Work to be completed:
Drop every picture. Then return, exactly, the lines from the beginning of the listing below through the one containing "from matplotlib.patches import Patch".

Dataset section:
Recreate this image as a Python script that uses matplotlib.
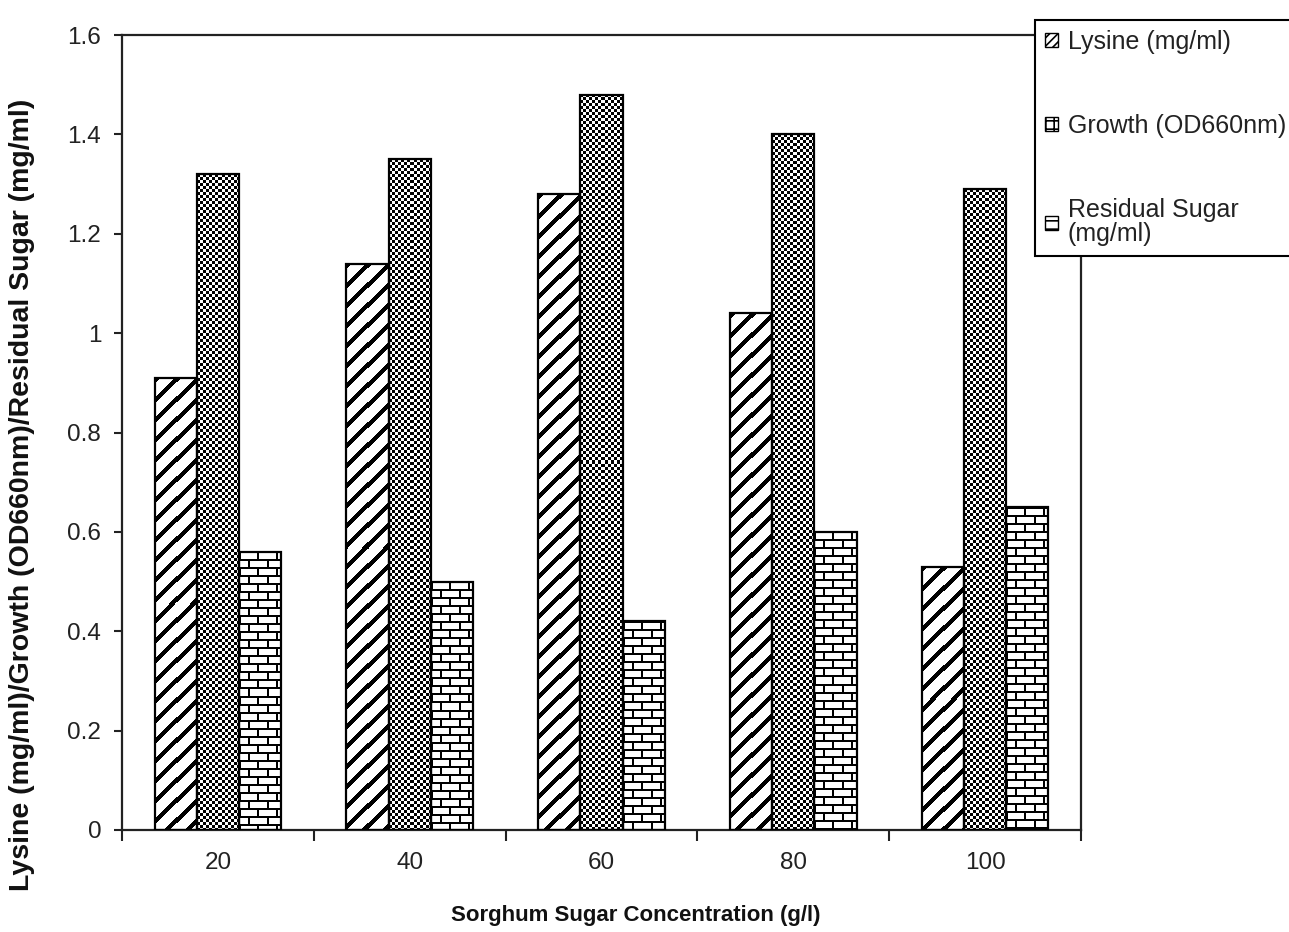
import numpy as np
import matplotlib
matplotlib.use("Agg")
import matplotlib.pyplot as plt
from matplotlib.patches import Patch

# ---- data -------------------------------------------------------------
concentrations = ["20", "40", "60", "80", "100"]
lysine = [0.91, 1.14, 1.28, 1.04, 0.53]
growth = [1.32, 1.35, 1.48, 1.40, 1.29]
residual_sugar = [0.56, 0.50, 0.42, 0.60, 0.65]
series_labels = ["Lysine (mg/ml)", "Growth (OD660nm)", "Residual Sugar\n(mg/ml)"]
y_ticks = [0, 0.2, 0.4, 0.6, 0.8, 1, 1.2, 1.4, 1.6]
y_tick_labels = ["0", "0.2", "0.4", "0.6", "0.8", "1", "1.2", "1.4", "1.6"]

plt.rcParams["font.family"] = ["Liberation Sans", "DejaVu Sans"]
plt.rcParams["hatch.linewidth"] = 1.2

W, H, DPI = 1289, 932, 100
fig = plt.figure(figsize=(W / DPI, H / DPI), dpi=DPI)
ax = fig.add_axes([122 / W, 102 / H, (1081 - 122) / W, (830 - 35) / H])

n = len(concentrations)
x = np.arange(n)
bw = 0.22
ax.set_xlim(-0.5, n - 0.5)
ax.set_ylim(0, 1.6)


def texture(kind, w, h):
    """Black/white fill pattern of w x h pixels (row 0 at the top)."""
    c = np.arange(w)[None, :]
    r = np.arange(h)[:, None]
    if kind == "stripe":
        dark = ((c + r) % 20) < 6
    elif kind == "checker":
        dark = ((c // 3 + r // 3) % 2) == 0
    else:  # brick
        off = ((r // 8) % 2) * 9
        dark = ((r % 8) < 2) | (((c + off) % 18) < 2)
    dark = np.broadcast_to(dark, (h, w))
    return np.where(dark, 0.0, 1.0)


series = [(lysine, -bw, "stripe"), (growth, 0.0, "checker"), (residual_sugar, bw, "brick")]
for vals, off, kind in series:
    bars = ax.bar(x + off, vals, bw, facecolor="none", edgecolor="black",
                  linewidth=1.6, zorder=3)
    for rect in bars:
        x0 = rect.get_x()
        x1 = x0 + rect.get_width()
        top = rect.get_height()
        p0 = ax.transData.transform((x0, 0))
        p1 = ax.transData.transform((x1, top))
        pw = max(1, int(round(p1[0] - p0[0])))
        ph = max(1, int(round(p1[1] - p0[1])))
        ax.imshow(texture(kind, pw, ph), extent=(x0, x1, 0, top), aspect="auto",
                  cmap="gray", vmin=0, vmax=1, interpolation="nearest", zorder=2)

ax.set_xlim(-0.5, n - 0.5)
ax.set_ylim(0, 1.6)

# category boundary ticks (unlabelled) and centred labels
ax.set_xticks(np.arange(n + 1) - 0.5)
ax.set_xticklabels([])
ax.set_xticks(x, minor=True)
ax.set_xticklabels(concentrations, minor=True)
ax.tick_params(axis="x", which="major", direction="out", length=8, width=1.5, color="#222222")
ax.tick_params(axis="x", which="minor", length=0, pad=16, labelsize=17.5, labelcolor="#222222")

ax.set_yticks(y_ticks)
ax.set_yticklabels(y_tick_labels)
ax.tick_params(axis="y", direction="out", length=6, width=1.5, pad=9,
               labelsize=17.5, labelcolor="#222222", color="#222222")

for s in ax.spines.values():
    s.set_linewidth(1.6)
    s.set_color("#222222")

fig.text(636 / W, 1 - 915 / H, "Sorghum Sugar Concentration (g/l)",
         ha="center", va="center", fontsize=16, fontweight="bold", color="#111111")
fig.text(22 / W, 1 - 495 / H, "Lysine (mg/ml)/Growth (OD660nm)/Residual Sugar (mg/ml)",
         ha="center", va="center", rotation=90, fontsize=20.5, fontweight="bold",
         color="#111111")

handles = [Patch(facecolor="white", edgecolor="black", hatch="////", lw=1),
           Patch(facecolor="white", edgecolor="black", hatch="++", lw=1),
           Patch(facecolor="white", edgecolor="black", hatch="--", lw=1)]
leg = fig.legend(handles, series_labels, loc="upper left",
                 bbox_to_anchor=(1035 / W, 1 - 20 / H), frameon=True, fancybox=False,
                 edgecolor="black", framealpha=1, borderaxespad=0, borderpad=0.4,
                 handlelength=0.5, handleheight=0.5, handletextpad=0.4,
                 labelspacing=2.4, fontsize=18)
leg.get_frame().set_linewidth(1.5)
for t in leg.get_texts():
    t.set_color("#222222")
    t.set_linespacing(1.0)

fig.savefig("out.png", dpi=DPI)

Task solution:
Recreate this image as a Python script that uses matplotlib.
import numpy as np
import matplotlib
matplotlib.use("Agg")
import matplotlib.pyplot as plt
from matplotlib.patches import Patch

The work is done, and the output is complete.